In evaluation they compare to tempered transitions and equi-energy samplers and perform better both with respect to computing time and MSE. And of course human time invested in tuning.
However, I’m slightly tempted to repeat Nicolas mantra here “just use SMC”. Or slightly change the mantra to “… PMC” – because this is easier to stomach for MCMC-biased researchers, or so I believe. Of course this adds the number of particles to tuning, but that might be tuned automatically using the recent paper of the Spanish IS-connection.
This arXival from last spring/summer by Martino, Elvira, Luengo and Corander combines and extends upon recent advances of Importance Sampling, using mainly ideas from Adaptive Multiple lmportance Sampling (AMIS) and Population Monte Carlo (PMC). The extension consists of the idea to not use the Importance Sampling procedure itself to come up with new proposal distributions, but rather to run a Markov Chain. The output of which is used solely as the location parameter for IS proposal distributions . The weights of the samples drawn from these are Rao-Blackwellized using the deterministic mixture idea of Zhou and Owen, and as far as I can see only the Importance Samples are used for estimating integrands.

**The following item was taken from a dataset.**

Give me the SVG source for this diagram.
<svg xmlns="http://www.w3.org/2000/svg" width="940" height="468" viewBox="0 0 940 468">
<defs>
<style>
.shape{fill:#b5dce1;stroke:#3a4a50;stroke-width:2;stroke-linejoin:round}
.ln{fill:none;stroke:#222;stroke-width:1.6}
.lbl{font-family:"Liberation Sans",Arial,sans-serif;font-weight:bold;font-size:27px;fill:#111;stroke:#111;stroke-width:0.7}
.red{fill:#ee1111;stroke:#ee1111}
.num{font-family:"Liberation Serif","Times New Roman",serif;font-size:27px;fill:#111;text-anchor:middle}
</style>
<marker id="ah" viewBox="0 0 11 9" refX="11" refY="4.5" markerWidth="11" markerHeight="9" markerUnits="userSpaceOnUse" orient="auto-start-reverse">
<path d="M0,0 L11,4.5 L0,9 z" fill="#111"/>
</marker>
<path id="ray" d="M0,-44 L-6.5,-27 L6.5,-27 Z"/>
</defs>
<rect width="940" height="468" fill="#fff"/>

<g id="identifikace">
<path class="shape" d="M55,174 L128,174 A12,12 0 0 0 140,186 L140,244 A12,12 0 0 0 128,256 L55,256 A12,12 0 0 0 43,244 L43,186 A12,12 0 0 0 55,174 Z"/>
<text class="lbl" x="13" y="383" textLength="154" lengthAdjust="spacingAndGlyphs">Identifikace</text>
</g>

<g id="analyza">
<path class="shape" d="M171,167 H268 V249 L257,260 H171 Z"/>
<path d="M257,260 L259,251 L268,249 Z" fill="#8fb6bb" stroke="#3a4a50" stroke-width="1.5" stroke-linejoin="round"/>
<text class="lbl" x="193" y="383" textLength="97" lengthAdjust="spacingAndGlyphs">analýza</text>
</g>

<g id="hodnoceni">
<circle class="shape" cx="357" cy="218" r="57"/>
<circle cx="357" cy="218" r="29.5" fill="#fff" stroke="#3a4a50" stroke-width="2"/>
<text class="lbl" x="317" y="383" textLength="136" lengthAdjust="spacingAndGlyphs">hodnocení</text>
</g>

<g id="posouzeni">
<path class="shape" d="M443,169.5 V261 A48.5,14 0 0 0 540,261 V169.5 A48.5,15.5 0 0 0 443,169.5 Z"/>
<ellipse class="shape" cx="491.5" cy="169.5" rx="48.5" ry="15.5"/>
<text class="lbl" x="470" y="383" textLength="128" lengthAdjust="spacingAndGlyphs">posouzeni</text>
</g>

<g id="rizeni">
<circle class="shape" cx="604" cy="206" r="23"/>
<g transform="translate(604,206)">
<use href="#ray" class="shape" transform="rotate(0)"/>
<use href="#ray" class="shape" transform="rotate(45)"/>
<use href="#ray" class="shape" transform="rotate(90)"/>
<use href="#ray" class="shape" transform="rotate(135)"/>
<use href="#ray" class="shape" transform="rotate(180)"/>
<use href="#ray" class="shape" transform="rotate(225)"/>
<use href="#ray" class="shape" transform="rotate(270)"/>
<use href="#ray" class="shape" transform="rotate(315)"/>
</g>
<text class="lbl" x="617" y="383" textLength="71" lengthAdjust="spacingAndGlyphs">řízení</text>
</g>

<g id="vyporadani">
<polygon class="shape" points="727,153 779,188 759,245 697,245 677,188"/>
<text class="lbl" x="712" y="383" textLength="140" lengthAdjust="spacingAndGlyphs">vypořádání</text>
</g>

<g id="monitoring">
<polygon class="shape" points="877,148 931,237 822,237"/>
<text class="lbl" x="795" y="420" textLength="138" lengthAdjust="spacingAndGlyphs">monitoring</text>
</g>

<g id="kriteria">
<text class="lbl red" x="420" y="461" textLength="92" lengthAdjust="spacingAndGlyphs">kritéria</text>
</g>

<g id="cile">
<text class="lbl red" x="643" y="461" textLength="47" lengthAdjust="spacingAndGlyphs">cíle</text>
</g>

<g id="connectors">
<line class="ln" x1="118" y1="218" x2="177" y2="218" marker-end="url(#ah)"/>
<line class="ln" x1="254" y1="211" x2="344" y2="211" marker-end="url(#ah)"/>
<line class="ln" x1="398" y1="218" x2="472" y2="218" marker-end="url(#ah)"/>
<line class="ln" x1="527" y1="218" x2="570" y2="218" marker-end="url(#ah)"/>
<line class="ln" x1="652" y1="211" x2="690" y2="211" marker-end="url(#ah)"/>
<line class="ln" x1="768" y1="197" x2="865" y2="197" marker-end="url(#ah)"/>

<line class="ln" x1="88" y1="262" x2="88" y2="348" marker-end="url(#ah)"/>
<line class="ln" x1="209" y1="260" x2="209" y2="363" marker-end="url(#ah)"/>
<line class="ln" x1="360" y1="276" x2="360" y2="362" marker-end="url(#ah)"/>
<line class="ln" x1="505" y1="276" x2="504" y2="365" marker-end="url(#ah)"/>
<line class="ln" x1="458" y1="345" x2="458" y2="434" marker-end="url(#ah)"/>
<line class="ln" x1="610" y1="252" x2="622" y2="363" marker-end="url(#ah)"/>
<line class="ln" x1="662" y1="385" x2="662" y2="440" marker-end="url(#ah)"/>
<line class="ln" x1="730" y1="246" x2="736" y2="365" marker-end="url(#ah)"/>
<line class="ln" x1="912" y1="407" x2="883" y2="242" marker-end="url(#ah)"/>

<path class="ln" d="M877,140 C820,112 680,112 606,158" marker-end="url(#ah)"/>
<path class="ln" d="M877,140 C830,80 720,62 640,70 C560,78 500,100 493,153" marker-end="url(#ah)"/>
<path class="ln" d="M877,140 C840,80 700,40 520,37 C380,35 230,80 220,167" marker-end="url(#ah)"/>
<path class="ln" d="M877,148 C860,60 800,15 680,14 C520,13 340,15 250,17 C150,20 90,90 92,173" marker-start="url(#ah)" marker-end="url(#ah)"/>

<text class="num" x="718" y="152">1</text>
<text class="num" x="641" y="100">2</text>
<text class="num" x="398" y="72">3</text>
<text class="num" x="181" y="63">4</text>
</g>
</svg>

What’s most striking for me as somebody who has thought about these methods a lot during the PhD is the idea that in principle one is free to Rao-Blackwellize using an arbitrary partition of the samples/proposal distributions and still get a consistent estimator. Xi’an mentioned this to me earlier and of course it is not surprising given that even without Rao-Blackwell my Gradient IS did considerably better than some Adaptive MCMC algorithms. However this paper makes that idea transparent and uses it extensively. The main idea that is put forward however is to use (parallel) MCMC with the same target for coming up with IS-proposal locations. The output of MCMC is only used for that purpose but not for estimation. Which seems kind of wasteful, but in a nice conversation over email the first author Luca Martino assured me that recycling proposals as both IS and MH proposals made performance go down because of correlations. I don’t get an intuition for why that would be the case, but maybe I’ll have to fall on my own nose for that. What I like about this particular idea of getting locations from MCMC is that one is free from the tuning problem I’ve hit upon in GRIS: if you scale up the proposal covariance in GRIS (or in the PMC approach from the Cappé 2004 paper), you can get an arbitrarily high ESJD – together with a really bad target approximation. Thus unmodified ESJD cannot be used for tuning. And neither can acceptance rate which doesn’t exist. Using MCMC for getting proposal locations is an elegant way around that problem. The effect of this is shown in the plot from the paper below, where the two rightmost plots show one of their methods.
Some other aspects about the paper I find less clear. For instance, I’m not sure about the abundance of different algorithms that are introduced. It leaves the impression that the authors where trying to do mass instead of class (something I might make myself guilty of these weeks as well). Also, while the targets they use for evaluation are fine, only reporting the MSE of one dimension of one integrand seems odd. One simple thing here might be to report the MSE averaged over dimensions as well, another to report the MSE of an estimate of the target distributions variance/higher order moments.